JudikaturJustiz4Ob147/20a

4Ob147/20a – OGH Entscheidung

Entscheidung
22. Dezember 2020

Kopf

Der Oberste Gerichtshof hat durch den Senatspräsidenten Dr. Vogel als Vorsitzenden und die Hofräte Dr. Schwarzenbacher, Hon.-Prof. Dr. Brenn, Hon. Prof. PD Dr. Rassi und MMag. Matzka als weitere Richter in der Rechtssache des Klägers V*****, vertreten durch Kosesnik Wehrle Langer Rechtsanwälte KG in Wien, gegen die Beklagten 1. V***** AG, *****, vertreten durch Dr. Thomas Kustor und Dr. Sabine Prossinger, Rechtsanwälte in Wien, 2. ***** OG, *****, vertreten durch Pressl Endl Heinrich Bamberger Rechtsanwälte GmbH in Salzburg, wegen Unterlassung (Streitwert 30.500 EUR) und Urteilsveröffentlichung (Streitwert 5.500 EUR), über den Rekurs des Klägers gegen den Beschluss des Oberlandesgerichts Wien als Berufungsgericht vom 28. April 2020, GZ 1 R 29/20x 51, womit das Urteil des Handelsgerichts Wien vom 26. November 2019, GZ 11 Cg 52/18m 35, teilweise aufgehoben wurde, den

Beschluss

gefasst:

Spruch

Der Rekurs wird zurückgewiesen.

Der Kläger ist schuldig, der Erstbeklagten die mit 1.251,36 EUR (darin 208,56 EUR USt) und der Zweitbeklagten die mit 1.253,88 EUR (darin 208,98 EUR USt) bestimmten Kosten ihrer jeweiligen Rekursbeantwortung binnen 14 Tagen zu ersetzen.

Text

Begründung:

[1] Die Erstbeklagte ist die deutsche Herstellerin, die Zweitbeklagte die österreichische Generalimporteurin von Fahrzeugen, die im Zusammenhang mit dem „VW Abgasskandal“ stehen.

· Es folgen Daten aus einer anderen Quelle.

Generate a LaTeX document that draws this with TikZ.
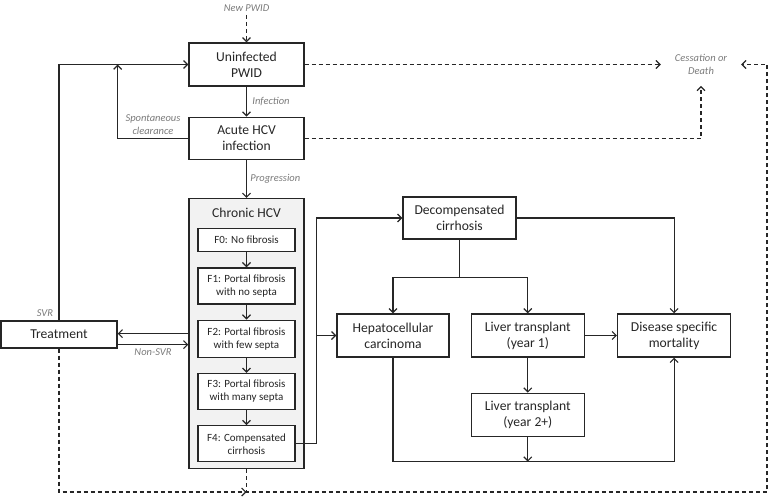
\documentclass[tikz,border=0pt]{standalone}
\usepackage{fontspec}
\setmainfont{Carlito}
\usepackage{tikz}
\usetikzlibrary{arrows.meta,positioning}
\definecolor{ink}{HTML}{262626}
\definecolor{note}{HTML}{7A7A7A}
\definecolor{panel}{HTML}{F2F2F2}

\begin{document}
\begin{tikzpicture}[
  x=1pt, y=1pt,
  node distance=15pt,
  box/.style={draw=ink, line width=1.3pt, fill=white, minimum width=113pt, minimum height=43pt, align=center, text=ink, font=\fontsize{13.6}{16}\selectfont},
  stage/.style={draw=ink, line width=1.3pt, fill=white, minimum width=97pt, minimum height=36pt, inner sep=1pt, align=center, text=ink, font=\fontsize{11}{13}\selectfont},
  group/.style={draw=ink, line width=1.3pt, fill=panel, minimum width=115pt, minimum height=270pt},
  note/.style={text=note, align=center, font=\fontsize{10.5}{13}\selectfont\itshape},
  link/.style={line width=1.2pt, draw=ink},
  arrow/.style={link, -{Straight Barb[length=4pt,width=8pt]}},
  flow/.style={arrow, dash pattern=on 4pt off 3pt}
]
\useasboundingbox (0,0) rectangle (777,-501);

\node[note] (newp) at (246.5,-8) {New PWID};
\node[box, minimum width=115pt] (unin) at (246.5,-64.5) {Uninfected\\PWID};
\node[box, minimum width=115pt, minimum height=42pt, below=30pt of unin] (acute) {Acute HCV\\infection};
\node[group, below=38pt of acute] (chronic) {};
\node[text=ink, font=\fontsize{13.6}{16}\selectfont] (chtitle) at ([yshift=-15pt]chronic.north) {Chronic HCV};
\node[stage, minimum height=23pt, below=30pt of chronic.north] (f0) {F0: No fibrosis};
\node[stage, below=of f0] (f1) {F1: Portal fibrosis\\with no septa};
\node[stage, minimum height=37pt, below=of f1] (f2) {F2: Portal fibrosis\\with few septa};
\node[stage, below=of f2] (f3) {F3: Portal fibrosis\\with many septa};
\node[stage, below=of f3] (f4) {F4: Compensated\\cirrhosis};
\node[box, minimum width=116pt, minimum height=27pt] (treat) at (59,-334.5) {Treatment};
\node[note, inner xsep=14pt, inner ysep=11pt] (cess) at (701,-64.5) {Cessation or\\Death};

\node[box, minimum width=112pt] (hcc) at (393,-335.5) {Hepatocellular\\carcinoma};
\node[box, right=21pt of hcc] (lt1) {Liver transplant\\(year 1)};
\node[box, right=32pt of lt1] (dsm) {Disease specific\\mortality};
\node[box, below=35pt of lt1] (lt2) {Liver transplant\\(year 2+)};
\node[box, minimum height=42pt] (decomp) at (459.5,-218) {Decompensated\\cirrhosis};

\draw[flow] (newp) -- (unin);
\draw[arrow] (unin) -- node[note, right, xshift=2pt]{Infection} (acute);
\draw[arrow] (acute) -- node[note, right]{Progression} (chronic);
\coordinate (sc) at (treat.east |- unin.west);
\draw[arrow] (acute.west) -- node[note, above]{Spontaneous\\clearance} (acute.west -| sc) -- (sc);
\draw[arrow] (treat.north) |- node[note, pos=0, above left, xshift=-2pt]{SVR} (unin.west);
\draw[arrow] (chronic.west) -- (chronic.west -| treat.east);
\coordinate (nsvr) at ([yshift=-11pt]chronic.west);
\draw[arrow] (nsvr -| treat.east) -- node[note, below]{Non-SVR} (nsvr);

\foreach \a/\b in {f0/f1, f1/f2, f2/f3, f3/f4}
  \draw[arrow] (\a) -- (\b);

\coordinate (br) at ([xshift=21pt]f4.east);
\draw[arrow] (f4.east) -- (br) |- (decomp.west);
\draw[arrow] (br |- hcc.west) -- (hcc.west);
\draw[link] (decomp.south) -- ++(0,-38) coordinate (split);
\draw[arrow] (split) -| (hcc.north);
\draw[arrow] (split) -| (lt1.north);
\draw[arrow] (decomp.east) -| (dsm.north);
\draw[arrow] (lt1) -- (dsm);
\draw[arrow] (lt1) -- (lt2);
\draw[arrow] (hcc.south) -- ++(0,-104) coordinate (base) -| (dsm.south);
\draw[arrow] (lt2.south) -- (lt2.south |- base);

\draw[flow] (unin.east) -- (cess);
\draw[flow] (acute.east) -| (cess.south);
\coordinate (rt) at (767,-492);
\draw[flow] (treat.south) |- (chronic.south |- rt);
\draw[flow] (chronic.south) |- (rt) |- (cess.east);
\end{tikzpicture}
\end{document}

[2] Der klagende Verband beanstandet von den Beklagten anlässlich ihrer Rückrufaktion getätigte Äußerungen und nimmt sie – gestützt auf § 2 UWG – auf Unterlassung (zwei Begehren und zwei Eventualbegehren zum ersten Begehren) und Urteilsveröffentlichung in Anspruch.

[3] Das Erstgericht gab nur dem ersten der beiden Unterlassungsbegehren sowie dem Veröffentlichungsbegehren statt.

[4] Das Berufungsgericht wies infolge Berufungen der Beklagten mit Teilurteil das erste Unterlassungsbegehren samt erstem Eventualbegehren ab und hob das Ersturteil hinsichtlich des zweiten Eventualbegehrens und des Veröffentlichungsbegehrens auf und trug dem Erstgericht insoweit die neuerliche Entscheidung nach Verfahrensergänzung auf. Den Rekurs an den Obersten Gerichtshof erklärte das Berufungsgericht für zulässig, weil mit einer außerordentlichen Revision zu rechnen sei und angesichts der Vielzahl der betroffenen Konsumenten ein Gleichklang in der Anfechtbarkeit aller Bestandteile der Berufungsentscheidung wünschenswert sei.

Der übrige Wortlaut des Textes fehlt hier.